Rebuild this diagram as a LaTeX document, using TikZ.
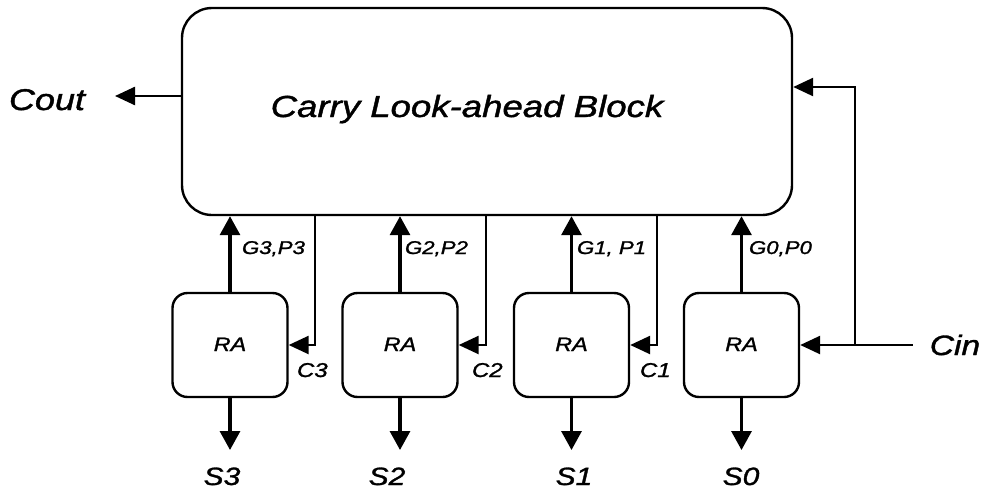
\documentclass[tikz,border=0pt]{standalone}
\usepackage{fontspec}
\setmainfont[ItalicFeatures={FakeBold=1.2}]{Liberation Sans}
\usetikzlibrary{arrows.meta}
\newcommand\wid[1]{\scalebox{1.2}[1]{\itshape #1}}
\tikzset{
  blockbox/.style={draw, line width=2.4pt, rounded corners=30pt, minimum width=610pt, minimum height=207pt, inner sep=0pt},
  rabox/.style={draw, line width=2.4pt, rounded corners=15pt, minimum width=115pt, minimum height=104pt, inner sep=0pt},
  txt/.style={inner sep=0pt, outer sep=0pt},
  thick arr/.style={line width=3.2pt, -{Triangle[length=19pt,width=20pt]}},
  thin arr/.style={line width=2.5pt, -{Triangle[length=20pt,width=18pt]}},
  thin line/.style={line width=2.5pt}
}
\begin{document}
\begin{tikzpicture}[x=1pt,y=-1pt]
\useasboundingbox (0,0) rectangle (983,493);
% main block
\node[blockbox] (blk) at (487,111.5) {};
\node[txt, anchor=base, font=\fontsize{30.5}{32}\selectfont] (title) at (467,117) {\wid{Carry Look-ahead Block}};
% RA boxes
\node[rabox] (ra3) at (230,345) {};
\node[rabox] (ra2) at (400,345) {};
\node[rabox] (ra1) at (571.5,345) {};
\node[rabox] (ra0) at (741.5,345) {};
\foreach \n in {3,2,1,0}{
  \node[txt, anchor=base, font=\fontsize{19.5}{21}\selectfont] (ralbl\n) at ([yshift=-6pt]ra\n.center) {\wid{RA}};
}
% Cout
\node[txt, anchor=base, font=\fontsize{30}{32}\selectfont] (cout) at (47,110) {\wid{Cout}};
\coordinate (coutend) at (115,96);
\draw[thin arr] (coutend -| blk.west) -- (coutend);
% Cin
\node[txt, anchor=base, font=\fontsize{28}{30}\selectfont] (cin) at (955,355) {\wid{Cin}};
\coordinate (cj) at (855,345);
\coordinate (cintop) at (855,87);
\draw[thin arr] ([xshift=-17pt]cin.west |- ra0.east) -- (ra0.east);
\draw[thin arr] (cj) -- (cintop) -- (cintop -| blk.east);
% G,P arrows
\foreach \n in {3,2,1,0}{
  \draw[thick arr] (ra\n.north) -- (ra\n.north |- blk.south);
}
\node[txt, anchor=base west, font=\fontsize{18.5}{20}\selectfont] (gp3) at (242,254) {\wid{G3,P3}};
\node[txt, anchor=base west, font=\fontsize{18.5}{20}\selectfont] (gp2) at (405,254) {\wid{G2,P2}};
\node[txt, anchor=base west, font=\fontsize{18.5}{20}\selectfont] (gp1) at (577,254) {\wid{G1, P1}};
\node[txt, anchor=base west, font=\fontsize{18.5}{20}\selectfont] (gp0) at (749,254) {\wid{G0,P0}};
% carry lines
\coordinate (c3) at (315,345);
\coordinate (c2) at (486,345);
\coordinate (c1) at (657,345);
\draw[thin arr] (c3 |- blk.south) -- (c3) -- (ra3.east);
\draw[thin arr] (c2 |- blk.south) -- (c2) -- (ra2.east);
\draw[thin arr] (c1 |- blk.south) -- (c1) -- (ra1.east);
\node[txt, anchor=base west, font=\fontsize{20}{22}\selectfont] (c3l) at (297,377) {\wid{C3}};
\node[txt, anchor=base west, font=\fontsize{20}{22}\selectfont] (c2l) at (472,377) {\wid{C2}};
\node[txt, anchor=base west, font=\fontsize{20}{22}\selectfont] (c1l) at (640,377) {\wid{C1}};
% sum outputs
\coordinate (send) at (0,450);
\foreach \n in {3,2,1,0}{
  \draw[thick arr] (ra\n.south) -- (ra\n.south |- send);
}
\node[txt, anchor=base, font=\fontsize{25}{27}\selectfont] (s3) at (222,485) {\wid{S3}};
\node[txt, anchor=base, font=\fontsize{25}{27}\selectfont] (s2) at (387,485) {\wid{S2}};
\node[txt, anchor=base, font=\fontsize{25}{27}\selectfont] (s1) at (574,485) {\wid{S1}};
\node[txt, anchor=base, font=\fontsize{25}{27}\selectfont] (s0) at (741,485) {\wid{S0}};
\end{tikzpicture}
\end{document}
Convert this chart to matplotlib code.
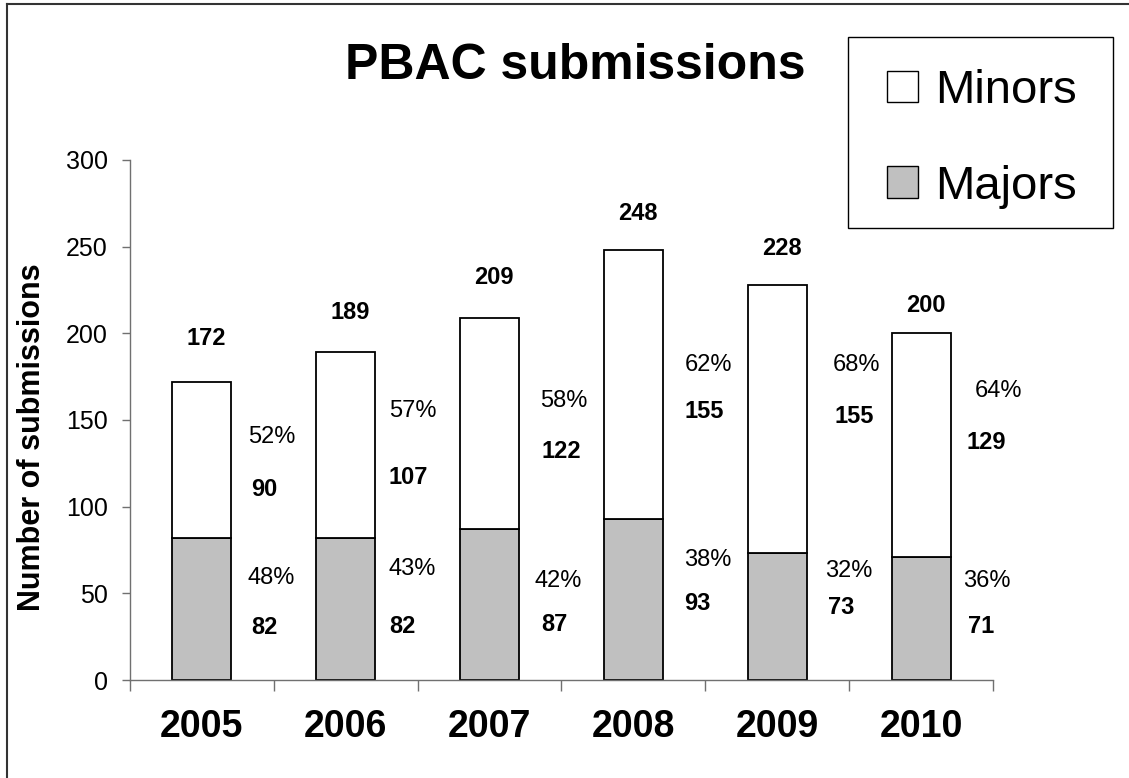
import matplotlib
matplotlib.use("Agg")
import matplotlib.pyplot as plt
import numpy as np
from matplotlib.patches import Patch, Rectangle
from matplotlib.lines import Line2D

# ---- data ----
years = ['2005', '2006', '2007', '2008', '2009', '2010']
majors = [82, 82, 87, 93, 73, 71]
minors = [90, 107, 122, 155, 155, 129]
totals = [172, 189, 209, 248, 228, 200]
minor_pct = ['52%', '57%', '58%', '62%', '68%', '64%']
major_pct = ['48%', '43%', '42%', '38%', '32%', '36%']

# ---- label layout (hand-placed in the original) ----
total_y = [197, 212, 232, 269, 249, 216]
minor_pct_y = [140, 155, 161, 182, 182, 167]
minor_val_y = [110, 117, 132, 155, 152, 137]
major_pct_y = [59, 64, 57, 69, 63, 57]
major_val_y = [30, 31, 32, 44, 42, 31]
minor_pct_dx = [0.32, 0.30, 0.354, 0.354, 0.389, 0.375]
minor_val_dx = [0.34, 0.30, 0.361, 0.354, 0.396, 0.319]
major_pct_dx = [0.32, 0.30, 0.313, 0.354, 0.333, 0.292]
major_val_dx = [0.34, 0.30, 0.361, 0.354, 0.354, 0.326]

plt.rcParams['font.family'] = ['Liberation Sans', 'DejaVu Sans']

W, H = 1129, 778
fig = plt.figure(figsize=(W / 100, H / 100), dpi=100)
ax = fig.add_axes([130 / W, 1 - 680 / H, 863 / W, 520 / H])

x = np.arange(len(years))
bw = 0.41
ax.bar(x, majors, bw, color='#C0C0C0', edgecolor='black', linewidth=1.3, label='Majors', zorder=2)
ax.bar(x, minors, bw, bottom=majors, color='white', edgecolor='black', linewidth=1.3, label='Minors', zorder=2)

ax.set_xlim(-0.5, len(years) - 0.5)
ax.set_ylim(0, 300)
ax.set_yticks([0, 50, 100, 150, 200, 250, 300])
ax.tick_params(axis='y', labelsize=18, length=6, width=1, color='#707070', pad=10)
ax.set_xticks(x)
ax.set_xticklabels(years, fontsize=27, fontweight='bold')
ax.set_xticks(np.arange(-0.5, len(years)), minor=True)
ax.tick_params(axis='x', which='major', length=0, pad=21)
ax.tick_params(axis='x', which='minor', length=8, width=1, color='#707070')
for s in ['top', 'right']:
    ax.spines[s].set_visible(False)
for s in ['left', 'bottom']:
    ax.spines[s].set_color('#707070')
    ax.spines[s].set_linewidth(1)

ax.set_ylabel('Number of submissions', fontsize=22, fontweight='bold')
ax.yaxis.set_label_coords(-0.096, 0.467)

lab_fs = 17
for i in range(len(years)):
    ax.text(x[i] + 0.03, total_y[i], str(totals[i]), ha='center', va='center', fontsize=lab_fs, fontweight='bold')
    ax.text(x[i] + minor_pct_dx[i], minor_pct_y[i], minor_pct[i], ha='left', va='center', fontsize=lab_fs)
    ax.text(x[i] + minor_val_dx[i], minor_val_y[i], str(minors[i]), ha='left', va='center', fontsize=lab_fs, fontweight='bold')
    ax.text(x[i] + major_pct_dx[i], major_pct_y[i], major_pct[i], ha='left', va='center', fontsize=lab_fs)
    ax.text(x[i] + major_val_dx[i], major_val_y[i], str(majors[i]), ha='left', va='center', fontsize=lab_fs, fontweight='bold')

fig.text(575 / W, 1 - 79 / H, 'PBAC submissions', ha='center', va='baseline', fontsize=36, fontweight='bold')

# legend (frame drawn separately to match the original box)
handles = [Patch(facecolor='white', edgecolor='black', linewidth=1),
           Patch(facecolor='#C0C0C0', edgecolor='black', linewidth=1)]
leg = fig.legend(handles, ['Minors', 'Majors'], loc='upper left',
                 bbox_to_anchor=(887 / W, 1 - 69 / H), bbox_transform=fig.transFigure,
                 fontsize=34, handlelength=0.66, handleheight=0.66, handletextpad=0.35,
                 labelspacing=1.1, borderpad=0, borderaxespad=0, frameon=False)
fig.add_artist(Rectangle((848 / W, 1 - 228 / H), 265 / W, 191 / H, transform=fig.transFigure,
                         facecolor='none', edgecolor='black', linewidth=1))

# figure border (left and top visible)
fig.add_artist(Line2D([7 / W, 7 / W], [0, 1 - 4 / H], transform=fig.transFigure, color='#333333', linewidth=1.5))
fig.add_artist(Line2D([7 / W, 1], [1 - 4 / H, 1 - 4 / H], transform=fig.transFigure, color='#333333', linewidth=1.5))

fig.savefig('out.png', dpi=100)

---

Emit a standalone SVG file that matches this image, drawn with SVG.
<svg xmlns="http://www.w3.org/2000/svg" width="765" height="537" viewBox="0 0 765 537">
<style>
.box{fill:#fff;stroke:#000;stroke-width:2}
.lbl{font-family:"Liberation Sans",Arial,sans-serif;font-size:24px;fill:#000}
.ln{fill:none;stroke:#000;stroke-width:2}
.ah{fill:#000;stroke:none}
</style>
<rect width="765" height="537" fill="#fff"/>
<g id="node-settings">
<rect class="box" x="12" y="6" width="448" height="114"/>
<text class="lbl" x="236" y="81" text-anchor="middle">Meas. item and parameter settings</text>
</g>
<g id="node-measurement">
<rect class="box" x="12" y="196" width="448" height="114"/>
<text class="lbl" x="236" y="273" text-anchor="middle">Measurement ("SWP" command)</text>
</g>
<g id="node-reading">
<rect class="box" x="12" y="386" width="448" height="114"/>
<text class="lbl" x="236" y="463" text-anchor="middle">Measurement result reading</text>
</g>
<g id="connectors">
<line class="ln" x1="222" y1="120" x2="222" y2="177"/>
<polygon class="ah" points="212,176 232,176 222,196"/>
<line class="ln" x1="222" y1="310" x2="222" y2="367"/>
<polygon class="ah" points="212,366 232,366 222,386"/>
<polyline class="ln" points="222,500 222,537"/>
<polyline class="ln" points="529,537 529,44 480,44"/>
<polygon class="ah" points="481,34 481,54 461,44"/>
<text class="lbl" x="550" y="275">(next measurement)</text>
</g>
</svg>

---

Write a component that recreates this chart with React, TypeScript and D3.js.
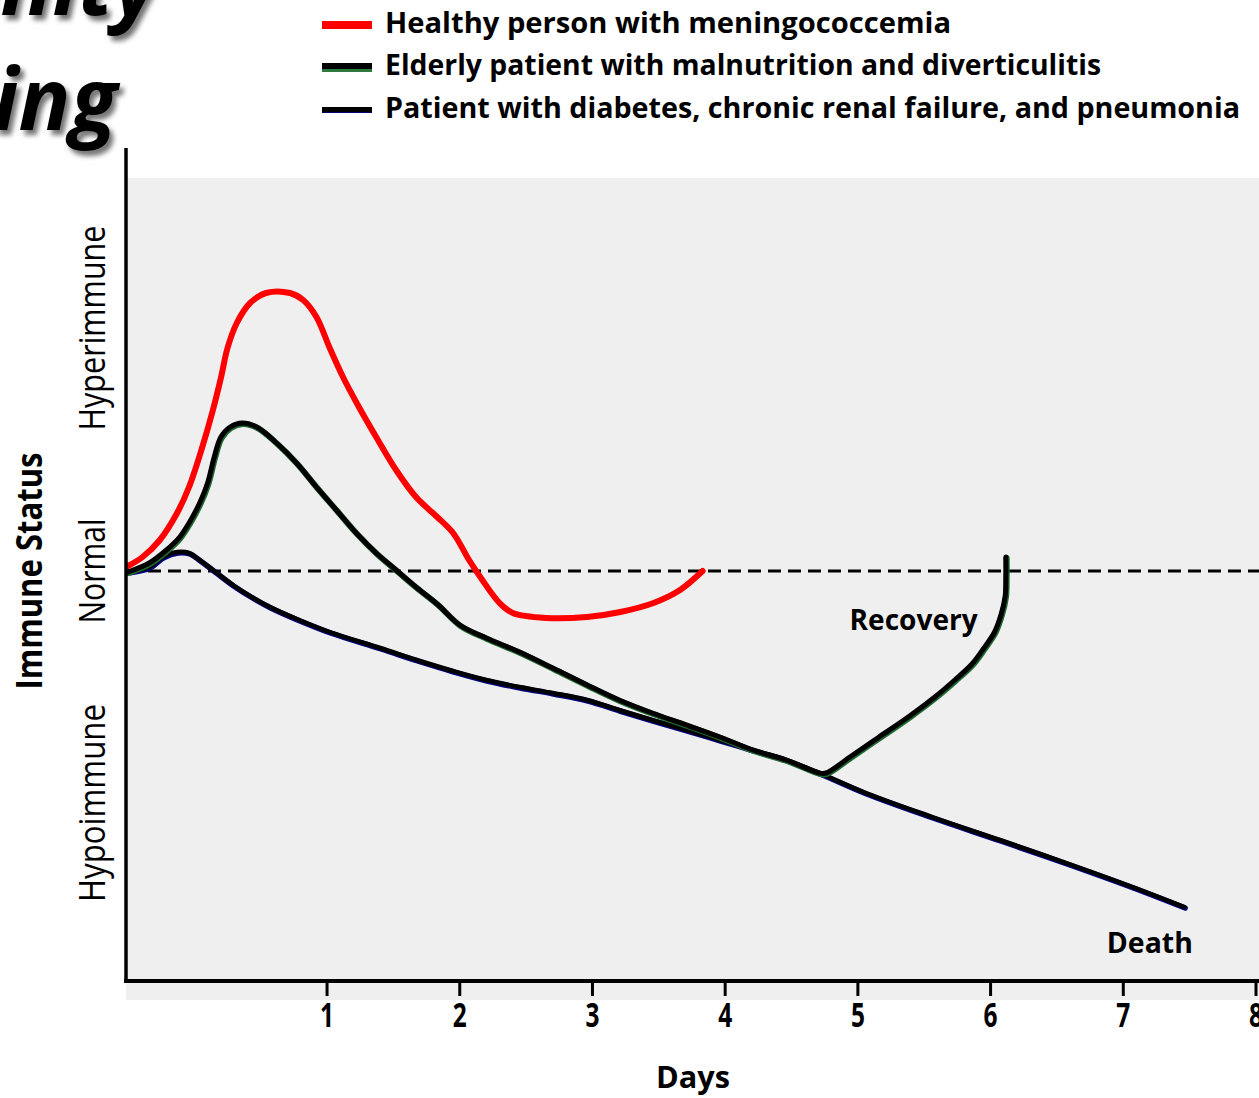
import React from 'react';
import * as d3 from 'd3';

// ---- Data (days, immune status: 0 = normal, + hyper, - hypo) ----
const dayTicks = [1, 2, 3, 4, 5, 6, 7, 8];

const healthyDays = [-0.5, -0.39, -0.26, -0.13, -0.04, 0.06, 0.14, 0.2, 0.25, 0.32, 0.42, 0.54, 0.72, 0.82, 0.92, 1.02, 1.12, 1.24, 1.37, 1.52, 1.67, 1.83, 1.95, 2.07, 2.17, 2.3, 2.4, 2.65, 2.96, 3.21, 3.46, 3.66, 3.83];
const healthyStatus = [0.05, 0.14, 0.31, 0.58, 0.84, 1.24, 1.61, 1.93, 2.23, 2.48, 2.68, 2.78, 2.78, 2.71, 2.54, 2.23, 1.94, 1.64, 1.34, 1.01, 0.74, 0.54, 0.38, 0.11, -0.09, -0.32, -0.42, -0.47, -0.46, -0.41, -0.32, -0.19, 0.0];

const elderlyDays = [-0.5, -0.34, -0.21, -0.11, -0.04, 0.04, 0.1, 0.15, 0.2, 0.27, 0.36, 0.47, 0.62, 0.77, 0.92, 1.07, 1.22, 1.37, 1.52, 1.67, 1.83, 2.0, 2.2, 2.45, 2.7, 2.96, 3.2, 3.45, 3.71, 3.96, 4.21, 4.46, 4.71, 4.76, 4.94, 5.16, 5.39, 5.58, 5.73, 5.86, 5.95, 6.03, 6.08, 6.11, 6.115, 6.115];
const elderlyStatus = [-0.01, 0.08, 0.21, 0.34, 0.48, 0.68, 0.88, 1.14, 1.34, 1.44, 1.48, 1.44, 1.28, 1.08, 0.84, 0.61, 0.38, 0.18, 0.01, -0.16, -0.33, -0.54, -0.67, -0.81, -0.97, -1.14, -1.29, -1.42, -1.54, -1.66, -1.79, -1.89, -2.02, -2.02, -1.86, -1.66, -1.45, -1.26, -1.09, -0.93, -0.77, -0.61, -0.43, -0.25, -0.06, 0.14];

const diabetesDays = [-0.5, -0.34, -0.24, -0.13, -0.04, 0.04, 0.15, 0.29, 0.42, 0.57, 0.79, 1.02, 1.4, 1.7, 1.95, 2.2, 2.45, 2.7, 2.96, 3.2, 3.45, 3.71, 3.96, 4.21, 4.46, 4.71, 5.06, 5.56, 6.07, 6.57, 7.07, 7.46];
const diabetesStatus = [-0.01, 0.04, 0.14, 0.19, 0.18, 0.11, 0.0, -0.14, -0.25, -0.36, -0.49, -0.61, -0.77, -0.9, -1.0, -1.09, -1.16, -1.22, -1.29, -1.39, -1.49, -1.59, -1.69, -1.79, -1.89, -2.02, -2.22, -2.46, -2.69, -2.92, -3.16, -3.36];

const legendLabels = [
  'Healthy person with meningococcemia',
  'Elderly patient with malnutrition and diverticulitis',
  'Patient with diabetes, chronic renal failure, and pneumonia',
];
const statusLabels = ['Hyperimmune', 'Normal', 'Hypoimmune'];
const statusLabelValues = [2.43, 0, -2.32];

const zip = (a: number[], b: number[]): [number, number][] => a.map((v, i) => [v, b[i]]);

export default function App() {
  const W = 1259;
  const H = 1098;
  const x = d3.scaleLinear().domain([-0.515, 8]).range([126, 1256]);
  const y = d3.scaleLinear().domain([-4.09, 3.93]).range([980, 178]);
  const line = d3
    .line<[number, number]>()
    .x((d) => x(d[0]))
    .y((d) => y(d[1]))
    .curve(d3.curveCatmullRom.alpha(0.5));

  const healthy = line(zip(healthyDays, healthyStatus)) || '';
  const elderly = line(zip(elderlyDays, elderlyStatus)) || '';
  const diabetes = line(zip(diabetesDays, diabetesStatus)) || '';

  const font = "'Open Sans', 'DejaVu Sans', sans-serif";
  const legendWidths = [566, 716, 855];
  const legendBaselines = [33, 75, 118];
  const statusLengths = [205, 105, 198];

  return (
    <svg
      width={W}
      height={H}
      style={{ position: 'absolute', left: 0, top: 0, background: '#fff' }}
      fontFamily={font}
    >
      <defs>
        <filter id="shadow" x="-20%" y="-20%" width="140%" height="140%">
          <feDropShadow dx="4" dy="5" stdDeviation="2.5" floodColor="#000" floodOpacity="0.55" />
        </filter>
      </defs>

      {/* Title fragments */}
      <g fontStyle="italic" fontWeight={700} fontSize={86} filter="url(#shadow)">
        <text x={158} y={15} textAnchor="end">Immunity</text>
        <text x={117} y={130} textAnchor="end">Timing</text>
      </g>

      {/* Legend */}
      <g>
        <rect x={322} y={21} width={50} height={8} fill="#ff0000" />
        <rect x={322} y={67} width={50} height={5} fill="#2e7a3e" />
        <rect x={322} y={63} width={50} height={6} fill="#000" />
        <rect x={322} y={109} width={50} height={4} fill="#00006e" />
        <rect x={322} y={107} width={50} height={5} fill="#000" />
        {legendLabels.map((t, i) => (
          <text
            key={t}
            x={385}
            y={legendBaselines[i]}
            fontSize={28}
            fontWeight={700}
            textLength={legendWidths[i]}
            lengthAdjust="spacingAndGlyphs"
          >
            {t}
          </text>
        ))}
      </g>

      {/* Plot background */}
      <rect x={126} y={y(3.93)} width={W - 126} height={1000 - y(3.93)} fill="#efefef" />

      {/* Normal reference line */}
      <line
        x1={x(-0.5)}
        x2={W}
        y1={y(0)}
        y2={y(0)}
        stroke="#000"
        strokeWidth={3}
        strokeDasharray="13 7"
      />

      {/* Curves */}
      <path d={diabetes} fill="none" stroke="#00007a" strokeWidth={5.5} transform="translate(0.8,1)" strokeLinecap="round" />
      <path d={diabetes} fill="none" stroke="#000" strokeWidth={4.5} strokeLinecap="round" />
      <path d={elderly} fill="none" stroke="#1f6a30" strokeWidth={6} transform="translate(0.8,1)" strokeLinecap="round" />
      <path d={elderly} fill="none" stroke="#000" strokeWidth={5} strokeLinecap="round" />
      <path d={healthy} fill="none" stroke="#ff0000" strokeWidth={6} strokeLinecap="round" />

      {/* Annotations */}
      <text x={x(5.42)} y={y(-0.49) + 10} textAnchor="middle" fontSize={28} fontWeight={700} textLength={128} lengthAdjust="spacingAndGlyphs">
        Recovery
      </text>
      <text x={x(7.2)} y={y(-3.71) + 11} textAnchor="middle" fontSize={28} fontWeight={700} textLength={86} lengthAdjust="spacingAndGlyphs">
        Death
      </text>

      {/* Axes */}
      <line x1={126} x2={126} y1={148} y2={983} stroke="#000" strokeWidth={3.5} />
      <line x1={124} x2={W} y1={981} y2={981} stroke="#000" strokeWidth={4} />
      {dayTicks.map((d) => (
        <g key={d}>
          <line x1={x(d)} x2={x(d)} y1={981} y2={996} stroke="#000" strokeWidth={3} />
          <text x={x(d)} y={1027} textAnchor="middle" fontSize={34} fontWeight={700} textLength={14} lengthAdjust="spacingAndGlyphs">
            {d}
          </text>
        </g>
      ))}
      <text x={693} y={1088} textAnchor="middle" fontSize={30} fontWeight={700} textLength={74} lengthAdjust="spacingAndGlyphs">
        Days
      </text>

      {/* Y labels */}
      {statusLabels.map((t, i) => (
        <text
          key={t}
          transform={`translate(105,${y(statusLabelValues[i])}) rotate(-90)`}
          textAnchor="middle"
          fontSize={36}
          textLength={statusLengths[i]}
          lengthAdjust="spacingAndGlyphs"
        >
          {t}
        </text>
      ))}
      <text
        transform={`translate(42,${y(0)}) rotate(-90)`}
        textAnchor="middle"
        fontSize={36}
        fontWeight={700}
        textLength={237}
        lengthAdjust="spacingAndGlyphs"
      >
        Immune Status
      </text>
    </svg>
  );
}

---

#### What needs to be done
Print out, exactly and with nothing added, the lines starting at the line holding "Convert this chart to matplotlib code." and ending at the line holding "major_pct = ['48%', '43%', '42%', '38%', '32%', '36%']", minus any pictures.

#### Finished answer
Convert this chart to matplotlib code.
import matplotlib
matplotlib.use("Agg")
import matplotlib.pyplot as plt
import numpy as np
from matplotlib.patches import Patch, Rectangle
from matplotlib.lines import Line2D

# ---- data ----
years = ['2005', '2006', '2007', '2008', '2009', '2010']
majors = [82, 82, 87, 93, 73, 71]
minors = [90, 107, 122, 155, 155, 129]
totals = [172, 189, 209, 248, 228, 200]
minor_pct = ['52%', '57%', '58%', '62%', '68%', '64%']
major_pct = ['48%', '43%', '42%', '38%', '32%', '36%']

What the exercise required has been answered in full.